Der Fortschritt, den die Welt gemacht hat, steht im Verhältnis zu ihrem Erfolg im Erforschen der Wahrheit. Die Menschen haben stets nach dem Warum und Weshalb des Seins gefragt, und die Philosophen aller Zeiten haben sich mit diesen Fragen beschäftigt. Dieselben bilden jetzt den Ansporn zu jeder Forschung auf wissenschaftlichem Gebiet und liefern der ganzen Menschheit einen nieversagenden Antrieb zu einer mentalen Tätigkeit, deren Ziel nicht fliehende Schatten, eitle Zeitlichkeiten sind, sondern das Ewige mit seinem tröstenden, beruhigenden und wohltuenden Einfluß.
Die Frage des Pilatus: „Was ist Wahrheit?” ist verschieden beurteilt worden. Nach Ansicht Lord Bacons warf Pilatus die Frage nur so hin, ohne eine Antwort zu erwarten. Zutreffender wäre es vielleicht, Pilatus als einen Menschen seiner Zeit (oder, wenn man will, auch unsrer Zeit) zu betrachten, als einen intelligenten Menschen, der Beweismittel zu wägen verstand und dadurch zu richtigen Schlüssen gelangen konnte, dem aber die Kraft fehlte, diesen Schlüssen entsprechend zu handeln, weil er des Vertrauens auf das göttliche Prinzip entbehrte. Als er bei dem Scheinverhör von den widerstreitenden Elementen der Leidenschaft bedrängt wurde und nach einem Ausweg suchte, bewies er seine unsichere, auf Triebsand gegründete Stellung. Daher sind seine halb sarkastischen, halb skeptischen Worte: „Was ist Wahrheit?” durchaus nicht überraschend.

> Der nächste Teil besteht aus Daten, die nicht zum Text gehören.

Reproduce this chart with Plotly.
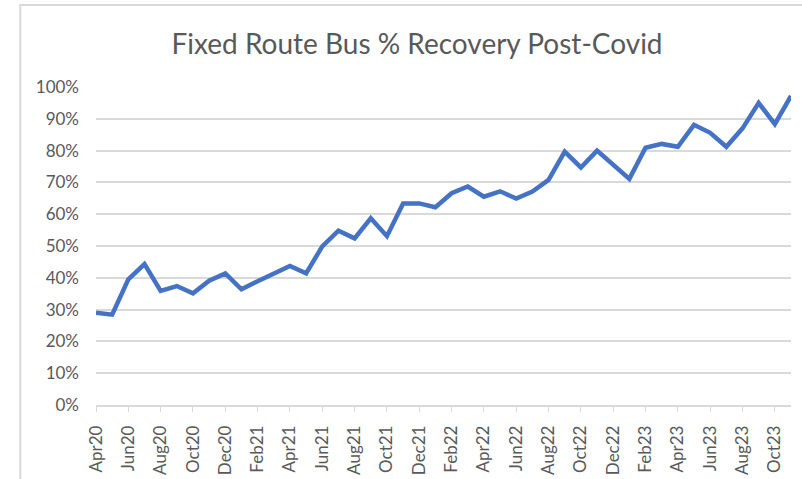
import plotly.graph_objects as go

# monthly share of pre-Covid ridership, Apr 2020 - Nov 2023
months = [
    "Apr20", "May20", "Jun20", "Jul20", "Aug20", "Sep20", "Oct20", "Nov20", "Dec20",
    "Jan21", "Feb21", "Mar21", "Apr21", "May21", "Jun21", "Jul21", "Aug21", "Sep21",
    "Oct21", "Nov21", "Dec21", "Jan22", "Feb22", "Mar22", "Apr22", "May22", "Jun22",
    "Jul22", "Aug22", "Sep22", "Oct22", "Nov22", "Dec22", "Jan23", "Feb23", "Mar23",
    "Apr23", "May23", "Jun23", "Jul23", "Aug23", "Sep23", "Oct23", "Nov23",
]
recovery = [
    0.290, 0.284, 0.395, 0.443, 0.359, 0.374, 0.351, 0.391, 0.414,
    0.364, 0.389, 0.414, 0.437, 0.414, 0.499, 0.548, 0.524, 0.587,
    0.531, 0.634, 0.634, 0.622, 0.666, 0.687, 0.655, 0.672, 0.649,
    0.671, 0.708, 0.797, 0.747, 0.800, 0.755, 0.711, 0.809, 0.821,
    0.812, 0.881, 0.856, 0.812, 0.870, 0.950, 0.883, 0.972,
]
tick_labels = months[::2]

GREY = "#595959"
GRID = "#d9d9d9"
FONT = "Lato, Calibri, Arial, sans-serif"

fig = go.Figure(go.Scatter(
    x=months, y=recovery, mode="lines",
    line=dict(color="#4472C4", width=4.5),
))

fig.update_layout(
    width=802, height=479,
    margin=dict(l=96, r=11, t=87, b=74),
    paper_bgcolor="white", plot_bgcolor="white",
    showlegend=False,
    font=dict(family=FONT, size=17, color=GREY),
    title=dict(text="Fixed Route Bus % Recovery Post-Covid",
               x=0.52, xref="container", xanchor="center",
               y=0.908, yref="container", yanchor="middle",
               font=dict(size=28, color=GREY, family=FONT)),
)

fig.update_xaxes(
    type="category", range=[0, len(months) - 1],
    tickmode="array", tickvals=tick_labels, ticktext=tick_labels,
    tickangle=-90, ticks="outside", ticklen=5, tickcolor=GRID,
    showline=True, linecolor=GRID, linewidth=1.5,
    showgrid=False, zeroline=False, automargin=False,
    ticklabelstandoff=7,
    tickfont=dict(size=17, color=GREY),
)
fig.update_yaxes(
    range=[0, 1.0], dtick=0.1, tickformat=".0%",
    showgrid=True, gridcolor=GRID, gridwidth=1.5,
    zeroline=False, showline=False, ticks="", automargin=False,
    ticklabelstandoff=16,
    tickfont=dict(size=17, color=GREY),
)

# chart-area border, as on the source chart
fig.add_shape(type="rect", xref="paper", yref="paper",
              x0=-0.109, x1=1.2, y0=-0.5, y1=1.258,
              line=dict(color=GRID, width=2), fillcolor="rgba(0,0,0,0)",
              layer="below")

# drop the browser's default 8px page margin so the figure sits at 0,0
fig.write_html("out.html", config={"displayModeBar": False},
               post_script="document.body.style.margin='0';")
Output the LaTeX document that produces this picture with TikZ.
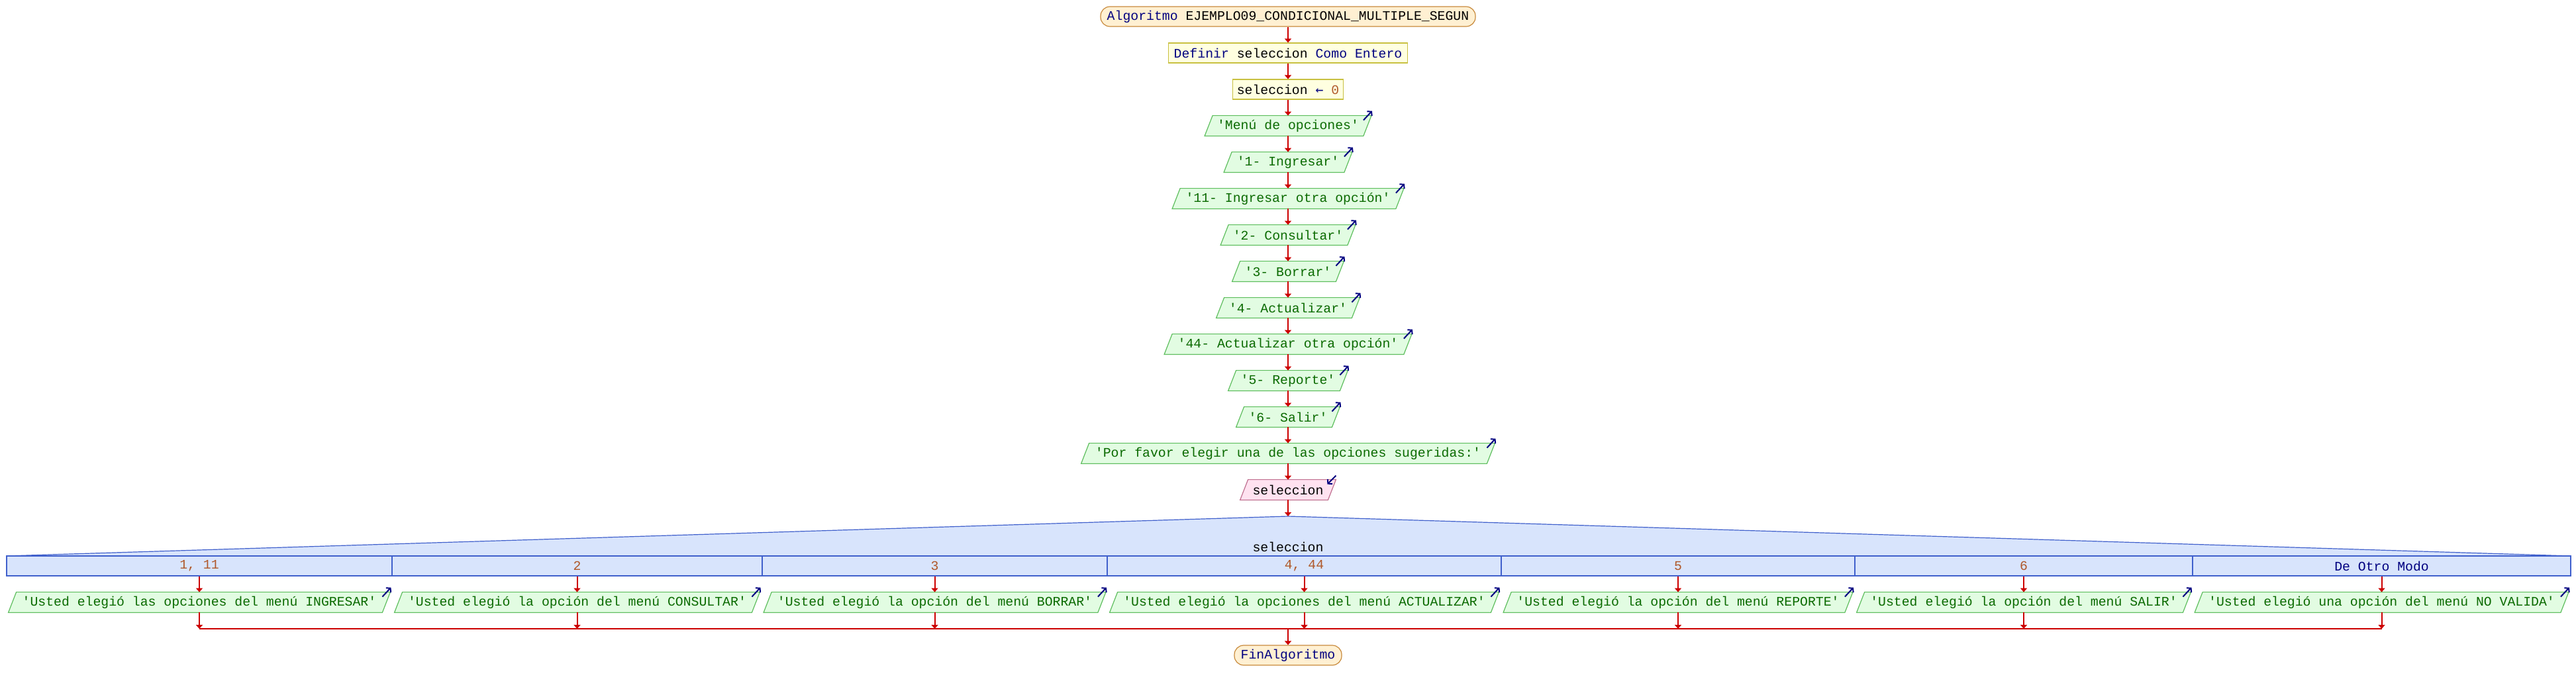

Diese schwerwiegende Frage aufzuwerfen, ohne den Wunsch, ihr nachzugehen, ist ein müßig Ding. Hatte nicht der demütige Nazarener, den der Römer für unschuldig erklärte, verkündet: „Die Worte, die Ich rede, die sind Geist und sind Leben”? Hatte er nicht während der drei Jahre seiner Amtstätigkeit die Wahrheit seines Evangeliums demonstriert? Hatte er nicht durch seine Erkenntnis der Wahrheit Kranke geheilt, Sünder bekehrt, ja die Toten erweckt? Es mag ja sein, daß Pilatus nicht in der Lage war, die nötigen Beweise aus der Menge der Geheilten zu sammeln; doch will es uns eher scheinen, als habe er, obschon ein Römer, den Standpunkt der Hohenpriester und ihrer Anhänger eingenommen, welche erklärten: „Wir wissen, daß Gott mit Mose geredet hat; von wannen aber dieser ist, wissen wir nicht.” Auf Vorurteil, ein Kind der Unwissenheit, oder auf noch Schlimmeres muß man bei fortschrittlichem Streben stets gefaßt sein. Gleichviel, ob dieses Streben von Gemeinden oder von Völkern ausgeht, so stößt es, da es dem Urteil des einzelnen unterworfen ist, auf die Trägheit des sterblichen Gemüts, auf die zersetzenden und zerstörenden Elemente der Unwissenheit, der Furcht und der Selbstsucht.